Один из моментов, объясняющих поражение Х. Клинтон, – Ливия. Несмотря на неудачи в Афганистане и Ираке, США решили вести воздушные бомбардировки, чтобы свергнуть тирана Муаммара Каддафи. Каддафи был убит, но возник хаос, в результате чего погиб посол США в Ливии. Если опустить остальные возникшие проблемы, то решение свергнуть еще одного диктатора шло вразрез с американским опытом в Ираке или напряженностью в Сирии. Операция задумывалась в качестве гуманитарной интервенции, и технократия в Государственном департаменте США[34] видела в этом нравственно обоснованное предприятие с малым риском. В остальных аспектах касательно Ливии Клинтон потерпела сокрушительное поражение, но сильнее всего ее сломила политическая непоследовательность. Каждый раз, когда она расхваливала собственный успешный внешнеполитический опыт, вставал ливийский вопрос.

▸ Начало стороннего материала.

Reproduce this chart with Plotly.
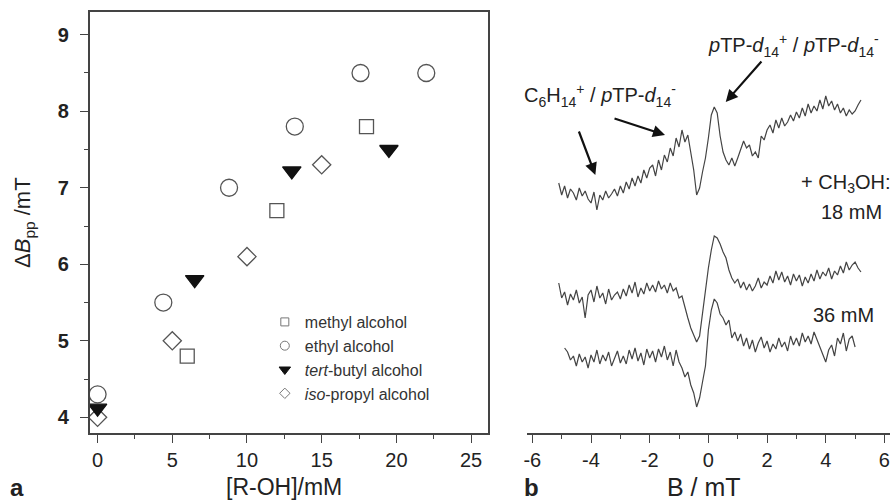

Неудача Клинтон в Ливии выявила слабое место технократии. Аргумент в пользу компетентности как основы политической власти зависит от успеха экспертов в управлении как их небольшой областью ответственности, так и обществом в целом. В каком-то смысле это оправдание власти любого класса, но у технократов это единственный и фундаментальный аргумент. Если они терпят неудачу, то их претензии на авторитет и обоснование собственной власти теряют силу. Когда технократы становятся правящей фракцией, их единственное стремление – преуспеть. Поскольку менеджмент и компетентность соотносятся, но не столь тесно, как можно было бы себе представить, то чем больше технократы внедряются в управление, тем меньшую роль играют их экспертные знания.